Composers › Wolfgang Amadeus Mozart › Programme note
Fantasia in C minor, K.475 (1785)
Gerald Larner wrote 2 versions of differing length — choose one below.
Adagio - allegro - andantino - più allegro - tempo I
Although the Fantasia in C minor was first published with the Piano Sonata in C minor under the same opus number – Artaria issued them as “Opus XI” in Vienna in 1785 – both works are complete in themselves. The Sonata was written in October 1784 and the Fantasia seven months later, a time gap which suggests that they were not actually conceived as companion pieces. While the Fantasia makes a highly effective introduction to the Sonata, as Mozart was obviously aware, it is quite possible that it originated in some other circumstances – perhaps as an improvisation at one of Baron von Swieten’s Sunday lunchtime baroque-revival concerts. Certainly, it begins with a stylistic allusion to J.S. Bach, in his chromatic Musical Offering kind of mode, even though its Viennese classical identity is unmistakably established within just a few bars. A spontaneously motivated construction, recalling the opening Adagio material as if by chance at the end, the Fantasia in C minor anticipates more than a little of the dramatic and the harmonic inspiration Beethoven was to find in the same key.

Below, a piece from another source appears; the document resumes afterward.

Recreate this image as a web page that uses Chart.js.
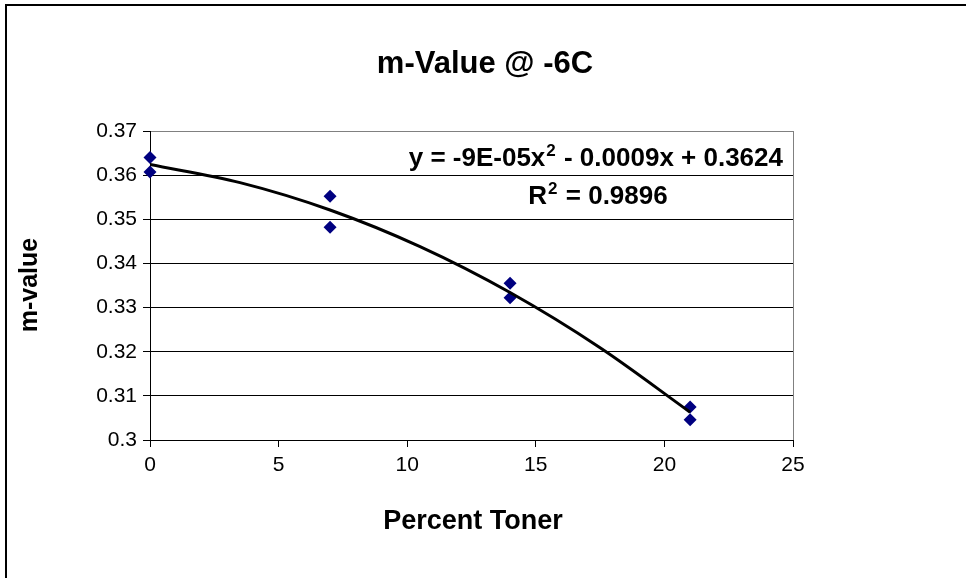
<!DOCTYPE html>
<html><head><meta charset="utf-8">
<script src="https://cdn.jsdelivr.net/npm/chart.js@4"></script>
<style>html,body{margin:0;padding:0;background:#fff}#wrap{width:966px;height:578px;position:relative}</style>
</head><body><div id="wrap"><canvas id="c" width="966" height="578"></canvas></div>
<script>
const chartTitle = 'm-Value @ -6C';
const xTitle = 'Percent Toner';
const yTitle = 'm-value';
const percentToner = [0, 0, 7, 7, 14, 14, 21, 21];
const mValue = [0.3640, 0.3607, 0.3552, 0.3482, 0.3355, 0.3322, 0.3075, 0.3046];
const trendX = [0, 3.5, 7, 10.5, 14, 17.5, 21];
const trendY = [0.3624, 0.3583, 0.3521, 0.3438, 0.3334, 0.3209, 0.3063];
const xTicks = [0, 5, 10, 15, 20, 25];
const yTicks = [0.3, 0.31, 0.32, 0.33, 0.34, 0.35, 0.36, 0.37];
const yTickLabels = ['0.3', '0.31', '0.32', '0.33', '0.34', '0.35', '0.36', '0.37'];
const eqParts = ['y = -9E-05x', '2', ' - 0.0009x + 0.3624'];
const r2Parts = ['R', '2', ' = 0.9896'];

const FONT = '"Liberation Sans", Arial, sans-serif';

const decor = {
  id: 'decor',
  beforeDraw(chart) {
    const ctx = chart.ctx;
    ctx.save();
    ctx.fillStyle = '#fff';
    ctx.fillRect(0, 0, chart.width, chart.height);
    ctx.fillStyle = '#000';
    ctx.fillRect(5, 4, chart.width - 5, 2);
    ctx.fillRect(5, 4, 2, chart.height - 4);
    ctx.restore();
  },
  afterDatasetsDraw(chart) {
    const ctx = chart.ctx;
    const a = chart.chartArea;
    ctx.save();
    ctx.strokeStyle = '#808080';
    ctx.lineWidth = 1;
    ctx.beginPath();
    ctx.moveTo(Math.round(a.right) + 0.5, a.top);
    ctx.lineTo(Math.round(a.right) + 0.5, a.bottom);
    ctx.stroke();
    ctx.restore();
  },
  afterDraw(chart) {
    const ctx = chart.ctx;
    ctx.save();
    ctx.fillStyle = '#000';
    ctx.textBaseline = 'middle';
    ctx.textAlign = 'center';
    ctx.font = 'bold 31px ' + FONT;
    ctx.fillText(chartTitle, 485, 64);
    ctx.font = 'bold 27px ' + FONT;
    ctx.fillText(xTitle, 473, 522);
    ctx.save();
    ctx.translate(30, 285);
    ctx.rotate(-Math.PI / 2);
    ctx.font = 'bold 25px ' + FONT;
    ctx.fillText(yTitle, 0, 0);
    ctx.restore();

    const drawSup = (parts, x, y, align) => {
      const big = 'bold 26px ' + FONT, small = 'bold 17px ' + FONT;
      ctx.font = big; const w0 = ctx.measureText(parts[0]).width;
      ctx.font = small; const w1 = ctx.measureText(parts[1]).width;
      ctx.font = big; const w2 = ctx.measureText(parts[2]).width;
      const tw = w0 + w1 + w2 + 2;
      const sx = align === 'right' ? x - tw : x - tw / 2;
      ctx.textAlign = 'left';
      ctx.textBaseline = 'alphabetic';
      ctx.font = big; ctx.fillText(parts[0], sx, y);
      ctx.font = small; ctx.fillText(parts[1], sx + w0 + 1, y - 10);
      ctx.font = big; ctx.fillText(parts[2], sx + w0 + w1 + 2, y);
    };
    drawSup(eqParts, 783, 166, 'right');
    drawSup(r2Parts, 598, 204, 'center');
    ctx.restore();
  }
};

new Chart(document.getElementById('c'), {
  type: 'scatter',
  data: {
    datasets: [
      {
        label: 'trend',
        data: trendX.map((x, i) => ({ x: x, y: trendY[i] })),
        showLine: true,
        borderColor: '#000',
        borderWidth: 3,
        pointRadius: 0,
        tension: 0.4,
        cubicInterpolationMode: 'monotone',
        fill: false
      },
      {
        label: 'm-value',
        data: percentToner.map((x, i) => ({ x: x, y: mValue[i] })),
        pointStyle: 'rectRot',
        pointRadius: 6.5,
        backgroundColor: '#000080',
        borderColor: '#000080',
        borderWidth: 0,
        clip: false
      }
    ]
  },
  options: {
    responsive: false,
    animation: false,
    devicePixelRatio: 1,
    layout: { padding: { left: 6, top: 131, right: 173, bottom: 0 } },
    plugins: { legend: { display: false }, tooltip: { enabled: false }, title: { display: false } },
    scales: {
      x: {
        type: 'linear', min: 0, max: 25,
        afterBuildTicks: s => { s.ticks = xTicks.map(v => ({ value: v })); },
        afterFit: s => { s.height = 138; },
        ticks: { color: '#000', font: { family: FONT, size: 21 }, padding: 6, maxRotation: 0 },
        grid: { drawOnChartArea: false, tickLength: 7, color: '#000', tickColor: '#000' },
        border: { color: '#000', width: 1 }
      },
      y: {
        type: 'linear', min: 0.3, max: 0.37,
        afterBuildTicks: s => { s.ticks = yTicks.map(v => ({ value: v })); },
        afterFit: s => { s.width = 144; },
        ticks: {
          color: '#000', font: { family: FONT, size: 21 }, padding: 6,
          callback: (v, i) => yTickLabels[i]
        },
        grid: {
          tickLength: 7,
          color: ctx => (ctx.tick && Math.abs(ctx.tick.value - 0.37) < 1e-9) ? '#808080' : '#000',
          tickColor: '#000'
        },
        border: { color: '#000', width: 1 }
      }
    }
  },
  plugins: [decor]
});
</script>
</body></html>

From Gerald Larner’s files: “Fantasia C minor, K.475”
Adagio - allegro - andantino - più allegro - tempo I
Sonata in C minor, K.457 (1784)
Molto allegro
Adagio
Allegro assai
The Fantasia in C minor and the Sonata in C minor were written at different times - the Sonata first in October 1784, the Fantasia seven months later - and were listed separately in Mozart’s catalogue of his works. When they were first published, however, in Vienna in 1785, Artaria issued them together as “Opus XI,” and they are often performed that way even now, as a mutually enhancing pair of works cast in the same key but shaped according to very different structural principles.

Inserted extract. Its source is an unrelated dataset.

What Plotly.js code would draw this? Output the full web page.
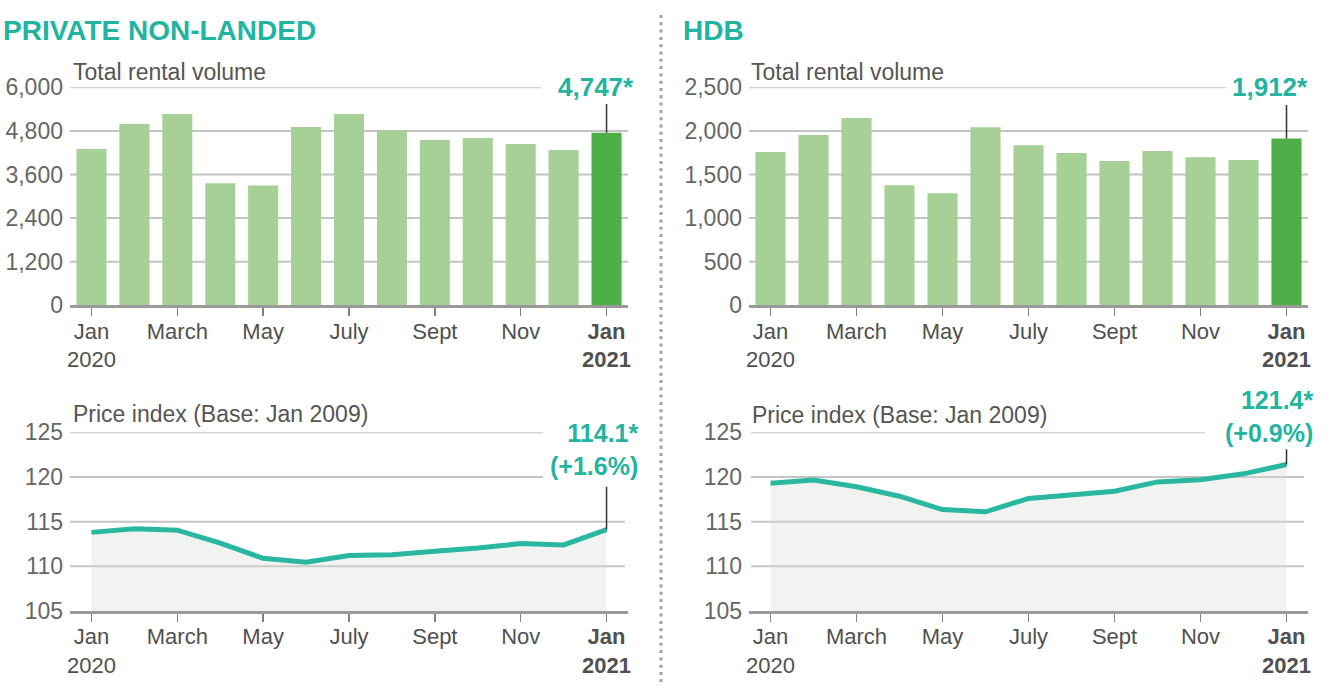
<!DOCTYPE html>
<html><head><meta charset="utf-8">
<script src="https://cdn.plot.ly/plotly-3.0.1.min.js"></script>
<style>html,body{margin:0;padding:0;background:#fff}#chart{width:1333px;height:691px}</style>
</head><body><div id="chart"></div><script>
const months = ['Jan 2020','Feb 2020','Mar 2020','Apr 2020','May 2020','Jun 2020','Jul 2020','Aug 2020','Sep 2020','Oct 2020','Nov 2020','Dec 2020','Jan 2021'];
const tickMonths = ['Jan 2020','Mar 2020','May 2020','Jul 2020','Sep 2020','Nov 2020','Jan 2021'];
const tickLabels = ['Jan<br>2020','March','May','July','Sept','Nov','<b>Jan</b><br><b>2021</b>'];
const privateVolume = [4300,4990,5265,3360,3300,4905,5265,4810,4550,4605,4440,4275,4747];
const hdbVolume = [1758,1953,2148,1376,1285,2042,1835,1747,1655,1770,1698,1667,1912];
const privateIndex = [113.8,114.2,114.05,112.6,110.9,110.45,111.2,111.3,111.7,112.05,112.55,112.4,114.1];
const hdbIndex = [119.3,119.65,118.9,117.85,116.35,116.1,117.6,118.05,118.4,119.45,119.7,120.35,121.4];
const privateVolTicks = [0,1200,2400,3600,4800,6000];
const hdbVolTicks = [0,500,1000,1500,2000,2500];
const indexTicks = [105,110,115,120,125];
const panelTitles = ['PRIVATE NON-LANDED','HDB'];
const volumeTitle = 'Total rental volume';
const indexTitle = 'Price index (Base: Jan 2009)';
const privateLatest = ['4,747*','114.1*<br>(+1.6%)'];
const hdbLatest = ['1,912*','121.4*<br>(+0.9%)'];

const W = 1333, H = 691;
const px = v => v / W;
const py = v => 1 - v / H;
const FONT = 'Liberation Sans, Arial, sans-serif';
const TEAL = '#22b4a0';
const LINE_TEAL = '#2ab7a0';
const LIGHT = '#a6d095', DARK = '#4eae48';
const GRID = '#c4c4c4';

const barColors = months.map((m, i) => i === months.length - 1 ? DARK : LIGHT);

const traces = [
  {type:'bar', x:months, y:privateVolume, xaxis:'x', yaxis:'y', marker:{color:barColors}, hoverinfo:'skip'},
  {type:'bar', x:months, y:hdbVolume, xaxis:'x2', yaxis:'y2', marker:{color:barColors}, hoverinfo:'skip'},
  {type:'scatter', mode:'lines', x:months, y:privateIndex, xaxis:'x3', yaxis:'y3', line:{color:LINE_TEAL, width:5}, fill:'tozeroy', fillcolor:'rgba(215,222,215,0.35)', hoverinfo:'skip'},
  {type:'scatter', mode:'lines', x:months, y:hdbIndex, xaxis:'x4', yaxis:'y4', line:{color:LINE_TEAL, width:5}, fill:'tozeroy', fillcolor:'rgba(215,222,215,0.35)', hoverinfo:'skip'}
];

function xAxis(domain, anchor) {
  return {domain, anchor, type:'category', categoryorder:'array', categoryarray:months,
    range:[-0.5, 12.5], tickmode:'array', tickvals:tickMonths, ticktext:tickLabels,
    ticks:'outside', ticklen:8, tickwidth:1.5, tickcolor:'#808080', ticklabelstandoff:-4,
    showline:true, linewidth:3, linecolor:'#9a9a9a', showgrid:false, zeroline:false,
    tickfont:{family:FONT, size:22, color:'#505050'}, fixedrange:true};
}
function yAxis(domain, anchor, range, tickvals) {
  return {domain, anchor, range, tickmode:'array', tickvals, tickformat:',d',
    showgrid:false, zeroline:false, showline:false, ticks:'', ticklabelstandoff:6,
    tickfont:{family:FONT, size:23, color:'#666'}, fixedrange:true};
}

const xL = [px(70), px(628)], xR = [px(749), px(1308)];
const yBar = [py(305.3), py(87.3)], yIdx = [py(611), py(432.3)];

const shapes = [];
function grid(yref, vals, x0, x1, shortVals, xShort) {
  vals.forEach(v => {
    if (v === vals[0]) return;
    const end = shortVals.includes(v) ? xShort : x1;
    shapes.push({type:'line', layer:'below', xref:'paper', yref, x0:px(x0), x1:px(end), y0:v, y1:v,
      line:{color:GRID, width:2}});
  });
}
grid('y', privateVolTicks, 70, 628, [6000], 541);
grid('y2', hdbVolTicks, 749, 1308, [2500], 1226);
grid('y3', indexTicks, 70, 625, [120,125], 543);
grid('y4', indexTicks, 751, 1304, [125], 1205);

const last = months[months.length - 1];
function pointer(xref, yref, y0, y1) {
  shapes.push({type:'line', layer:'above', xref, yref, x0:last, x1:last, y0, y1,
    line:{color:'#333', width:1.5}});
}
pointer('x', 'y', privateVolume[12], 5540);
pointer('x2', 'y2', hdbVolume[12], 2297);
pointer('x3', 'y3', privateIndex[12], 118.9);
pointer('x4', 'y4', hdbIndex[12], 123.1);

shapes.push({type:'line', xref:'paper', yref:'paper', x0:px(661), x1:px(661), y0:py(15), y1:py(682),
  line:{color:'#a0a0a0', width:3, dash:'3px,4.3px'}});

const ann = (text, x, y, opts) => Object.assign({text, xref:'paper', yref:'paper', x:px(x), y:py(y),
  showarrow:false, xanchor:'left', yanchor:'middle', font:{family:FONT, size:23, color:'#555'}}, opts || {});

const annotations = [
  ann('<b>' + panelTitles[0] + '</b>', 1, 30, {font:{family:FONT, size:28, color:TEAL}}),
  ann('<b>' + panelTitles[1] + '</b>', 681, 30, {font:{family:FONT, size:28, color:TEAL}}),
  ann(volumeTitle, 71, 72),
  ann(volumeTitle, 749, 72),
  ann(indexTitle, 71, 414),
  ann(indexTitle, 750, 415),
  ann('<b>' + privateLatest[0] + '</b>', 596, 87, {xanchor:'center', font:{family:FONT, size:26, color:TEAL}}),
  ann('<b>' + hdbLatest[0] + '</b>', 1270, 87, {xanchor:'center', font:{family:FONT, size:26, color:TEAL}}),
  ann('<b>' + privateLatest[1] + '</b>', 640, 449, {xanchor:'right', align:'right', font:{family:FONT, size:25, color:TEAL}}),
  ann('<b>' + hdbLatest[1] + '</b>', 1315, 417, {xanchor:'right', align:'right', font:{family:FONT, size:25, color:TEAL}})
];

const layout = {
  width:W, height:H, margin:{l:0, r:0, t:0, b:0}, paper_bgcolor:'#fff', plot_bgcolor:'rgba(0,0,0,0)',
  showlegend:false, bargap:0.3, hovermode:false,
  font:{family:FONT},
  xaxis:xAxis(xL, 'y'), yaxis:yAxis(yBar, 'x', [0, 6000], privateVolTicks),
  xaxis2:xAxis(xR, 'y2'), yaxis2:yAxis(yBar, 'x2', [0, 2500], hdbVolTicks),
  xaxis3:xAxis(xL, 'y3'), yaxis3:yAxis(yIdx, 'x3', [105, 125], indexTicks),
  xaxis4:xAxis(xR, 'y4'), yaxis4:yAxis(yIdx, 'x4', [105, 125], indexTicks),
  shapes, annotations
};

Plotly.newPlot('chart', traces, layout, {staticPlot:true, displayModeBar:false});
</script></body></html>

The Fantasia does, in fact, make a highly effective introduction to the Sonata, even though it probably originated as a quite separate piece - perhaps as an improvisation at one of Baron von Swieten’s Sunday lunchtime baroque-revival concerts. Certainly, it offers a stylistic allusion to J.S. Bach, in his chromatic Musical Offering kind of mode, in the few bars before it so unmistakably establishes its Viennese classical identity. A spontaneously motivated and harmonically liberated construction - recalling the opening Adagio material as if by chance at the end - the Fantasia in C minor anticipates more than a little of the dramatic harmonic inspiration Beethoven was to find in the same key.
There is no doubt that the Sonata in C minor - the first work of the kind that Mozart had completed in six years - is worthy of such an introduction. He had not abandoned the keyboard: the three Concertos K.413-5 are ample evidence of that. But when he returned to the piano sonata it was as though he had rediscovered not only the form but also the instrument. Perhaps the truth is that it was not until now, after the experience of the concertos, that he had learned how to exploit the new possibilities of the Stein pianoforte which he had first played and so much admired in Augsburg in 1777.

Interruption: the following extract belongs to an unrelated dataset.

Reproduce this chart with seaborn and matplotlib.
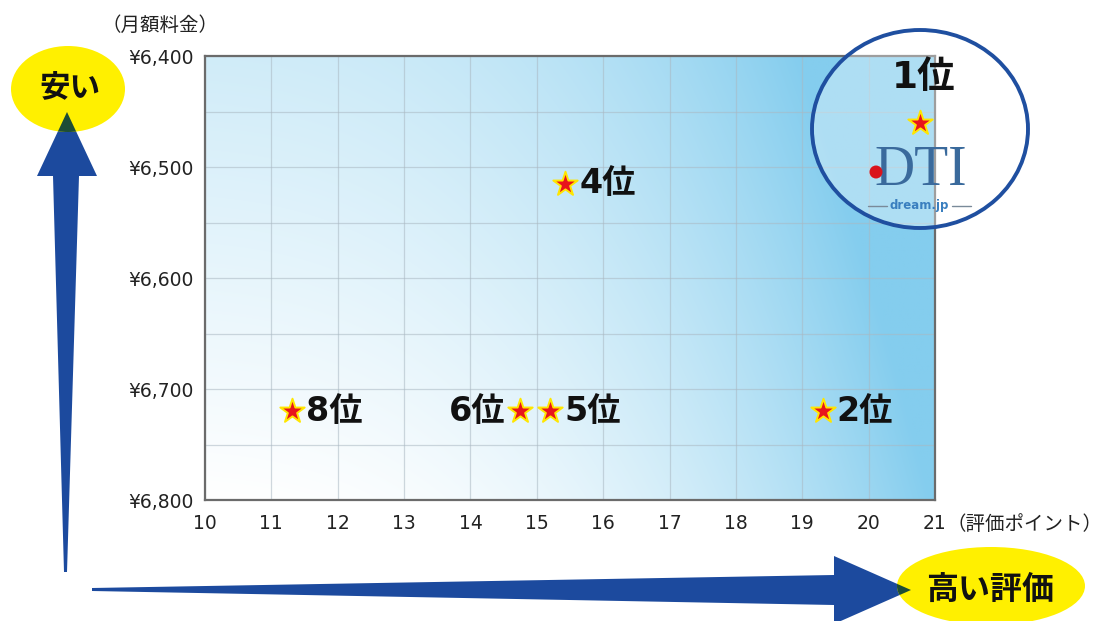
import numpy as np
import matplotlib
matplotlib.use("Agg")
import matplotlib.pyplot as plt
import seaborn as sns
import pandas as pd
from matplotlib.patches import Polygon, Ellipse, Circle
from matplotlib.transforms import IdentityTransform
from matplotlib.colors import to_rgb
from matplotlib.lines import Line2D

# ---------------- data ----------------
ranks = ["1位", "2位", "4位", "5位", "6位", "8位"]
score = [20.78, 19.31, 15.43, 15.2, 14.74, 11.31]
price = [6460, 6720, 6515, 6720, 6720, 6720]
label_side = ["top", "right", "right", "right", "left", "right"]
x_ticks = list(range(10, 22))
y_ticks = [6400, 6500, 6600, 6700, 6800]
y_tick_labels = ["¥6,400", "¥6,500", "¥6,600", "¥6,700", "¥6,800"]
x_title = "（評価ポイント）"
y_title = "（月額料金）"
cheap_label = "安い"
good_label = "高い評価"

W, H = 1107, 621
sns.set_theme(style="white")
plt.rcParams["font.family"] = ["Noto Sans CJK JP", "DejaVu Sans"]
LATIN_FIRST = ["DejaVu Sans", "Noto Sans CJK JP"]

fig = plt.figure(figsize=(W / 100, H / 100), dpi=100)
ax = fig.add_axes([205 / W, 1 - 500 / H, (935 - 205) / W, (500 - 56) / H])

# background gradient
nx, ny = 400, 250
xn = np.linspace(0, 1, nx)[None, :]
yn = np.linspace(1, 0, ny)[:, None]  # row 0 = top
t = np.clip(0.95 * xn ** 2.5 + 0.38 * yn + 0.06 * xn, 0, 1)
c0 = np.array(to_rgb("#ffffff"))
c1 = np.array(to_rgb("#84cdee"))
img = c0[None, None, :] * (1 - t[..., None]) + c1[None, None, :] * t[..., None]
ax.imshow(img, extent=[10, 21, 6800, 6400], aspect="auto", zorder=0, interpolation="bilinear")

df = pd.DataFrame({"score": score, "price": price, "rank": ranks})
sns.scatterplot(data=df, x="score", y="price", marker="*", s=340, color="#e8141c",
                edgecolor="#ffe600", linewidth=1.4, ax=ax, zorder=8, legend=False)

ax.set_xlim(10, 21)
ax.set_ylim(6800, 6400)
ax.set_xticks(x_ticks)
ax.set_xticklabels([str(v) for v in x_ticks])
ax.set_yticks(y_ticks)
ax.set_yticklabels(y_tick_labels)
ax.set_yticks(np.arange(6450, 6800, 100), minor=True)
ax.tick_params(axis="both", which="both", length=0, labelsize=13.5, colors="#222222")
for lab in ax.get_xticklabels() + ax.get_yticklabels():
    lab.set_family(LATIN_FIRST)
ax.tick_params(axis="x", pad=10)
ax.tick_params(axis="y", pad=8)
ax.grid(True, which="both", color="#aab8c2", linewidth=0.9, alpha=0.55)
ax.set_axisbelow(False)
for im in ax.images:
    im.set_zorder(0)
for ln in ax.get_xgridlines() + ax.get_ygridlines():
    ln.set_zorder(1)
ax.set_xlabel("")
ax.set_ylabel("")
for side, sp in ax.spines.items():
    sp.set_color("#6b6b6b")
    sp.set_linewidth(1.6)
    sp.set_zorder(3)

ID = IdentityTransform()
def P(x, y):
    return (x, H - y)

# circle around 1st place with DTI logo (drawn inside the axes, unclipped)
ring = Ellipse(P(920, 129), 216, 198, facecolor=(1, 1, 1, 0.35), edgecolor="#1f4fa0",
               linewidth=2.8, transform=ID, zorder=5, clip_on=False)
ax.add_artist(ring)
ax.text(921, H - 171, "DTI", ha="center", va="center", fontsize=40, transform=ID,
        family="Liberation Serif", color="#3a6a9c", zorder=6, clip_on=False)
ax.add_artist(Circle(P(876, 172), 6.5, facecolor="#d9141c", edgecolor="none", transform=ID,
                     zorder=7, clip_on=False))
ax.add_artist(Line2D([868, 887], [H - 206, H - 206], color="#7a8a99", linewidth=1, transform=ID,
                     zorder=6, clip_on=False))
ax.add_artist(Line2D([952, 971], [H - 206, H - 206], color="#7a8a99", linewidth=1, transform=ID,
                     zorder=6, clip_on=False))
ax.text(919.5, H - 206, "dream.jp", ha="center", va="center", fontsize=8.5, transform=ID,
        fontweight="bold", color="#3a7fbf", family="DejaVu Sans", zorder=6, clip_on=False)

# rank labels
for r, xv, yv, side in zip(ranks, score, price, label_side):
    kw = dict(textcoords="offset points", va="center", fontweight="bold", color="#111111",
              zorder=9, family=LATIN_FIRST, annotation_clip=False)
    if side == "right":
        ax.annotate(r, (xv, yv), xytext=(10, 0), ha="left", fontsize=24, **kw)
    elif side == "left":
        ax.annotate(r, (xv, yv), xytext=(-10, 0), ha="right", fontsize=24, **kw)
    else:
        ax.annotate(r, (xv, yv), xytext=(2, 32), ha="center", fontsize=27, **kw)

# axis titles
fig.text(160 / W, 1 - 25 / H, y_title, ha="center", va="center", fontsize=14, color="#222222")
fig.text(1024 / W, 1 - 524 / H, x_title, ha="center", va="center", fontsize=14, color="#222222")

blue = "#1c4a9e"
vpts = [P(64, 572), P(67, 572), P(79, 176), P(97, 176), P(67, 112), P(37, 176), P(53, 176)]
varrow = Polygon(vpts, closed=True, facecolor=blue, edgecolor="none", transform=ID, zorder=2)
fig.add_artist(varrow)
hpts = [P(92, 588), P(92, 591), P(834, 605), P(834, 624), P(911, 590), P(834, 556), P(834, 575)]
harrow = Polygon(hpts, closed=True, facecolor=blue, edgecolor="none", transform=ID, zorder=2)
fig.add_artist(harrow)

yellow = "#fff000"
e1 = Ellipse(P(68, 89), 114, 86, facecolor=yellow, edgecolor="none", transform=ID, zorder=3)
fig.add_artist(e1)
e2 = Ellipse(P(991, 586), 188, 78, facecolor=yellow, edgecolor="none", transform=ID, zorder=3)
fig.add_artist(e2)
for pts, e in ((vpts, e1), (hpts, e2)):
    ov = Polygon(pts, closed=True, facecolor="#1d4d36", edgecolor="none", transform=ID, zorder=3.5)
    fig.add_artist(ov)
    ov.set_clip_path(e)

fig.text(70 / W, 1 - 88 / H, cheap_label, ha="center", va="center", fontsize=22,
         fontweight="bold", color="#111111", zorder=4)
fig.text(990 / W, 1 - 590 / H, good_label, ha="center", va="center", fontsize=23,
         fontweight="bold", color="#111111", zorder=4)

fig.savefig("out.png", dpi=100)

The Sonata is fascinating too for the profound impression it clearly made on Beethoven. Just as the Concerto in C minor K.491 was to have an immediate effect in Beethoven’s own Piano Concerto in the same key, so the Sonata in C minor K.457 echoes throughout Beethoven’s early sonatas, particularly the two in C minor Op.10 No.1 and the Pathétique Op.13. The triadic outline of the first subject of Mozart’s opening Allegro is not unconventional, it is true, and nor is the modulation to the relative major for the second subject. But the short development - beginning in C major and plunging dramatically into F minor - is an inspiration which Beethoven faithfully imitated in his Op.10 No.1.
As for Mozart’s enterprise in exploiting the Viennese pianoforte, the slow movement offers numerous examples. Structurally, this Adagio resembles nothing more adventurous than a set of variations. But between the several reappearances of the opening melody, with a different decorative surface each time but always in E flat major, there are interludes of considerable harmonic and colour interest - the repeated quiet staccato on top F (at that time the very top note of the keyboard), the note-by-note alternation of forte and piano contradicting the rhythmic accents, the little cadenzas, the legato broken chords, the quiet repeated staccato at the other end of the keyboard.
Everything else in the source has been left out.